Birth order

My name is Dalene because I was first born and intended to be named after my father. Being female made that a little trickier, but I’d say they managed just fine.

Oldest of six. One of two daughters. My little sister followed me after just 14 months. And then there were boys. My mother used to dress my sister and I as one might dress twins. My sister in pink or red. I was in blue. Which suits me, so I have no complaint. Our names were said so frequently together, “Dalene and Jayne Anne,” it wasn’t until I was quite a bit older I realized we were not two halves of one whole, but rather two distinct, separate beings.

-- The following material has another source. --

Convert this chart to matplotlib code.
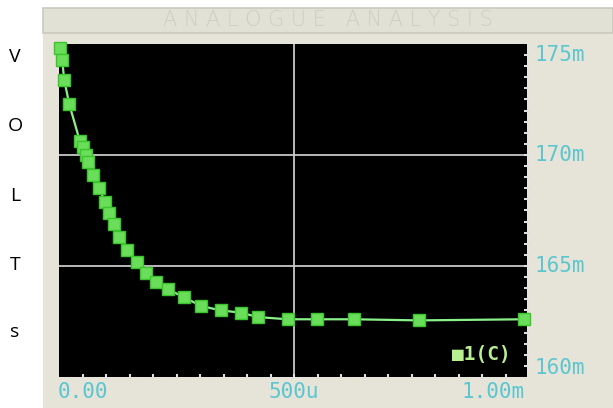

I am still blessed or plagued–depending on how you choose to look at it–by the effects of birth order. I call it a “responsibility complex.” It was ingrained in me that I needed to behave in order to set a good example for my younger siblings. I wasn’t perfect, but this most likely kept me out of some trouble I might have otherwise gotten into had I not taken this charge rather seriously. Now it only serves to make me feel responsible for things that are not my doing and which are beyond my ability to fix.

My sister and I were often left in charge of our younger brothers. We both had very different approaches to this task. Fiercely independent myself, I’m also inclined to grant others the same privilege, and tended to be more hands off. “If you’re not broken or bleeding, you’re ok.” That same refrain worked seemed to work just fine for my children as well.

I wonder to what degree being oldest contributed to said fierce independence. It, too, is both a blessing and a curse. It provides me strength and confidence to do what I must, but also a reluctance to ask for or accept help when I truly need it.

Now both of my parents are gone, I also feel a responsibility to stay connected with my siblings and help us stay in touch. I need to do better at this. I mean well, but here it is again nearly 11pm and I’ve put off reaching out to them one more day. I will do better tomorrow.

[Day 29 of Ann Dee Ellis’ 8-Minute Memoir.]

One thought on “Birth order

  1. It is scary what birth order puts into motion. I see it in myself, a baby of my family, in my kids and now in my grandchildren. The responsibility complex is real. I am blessed with ” can’t do it complex”.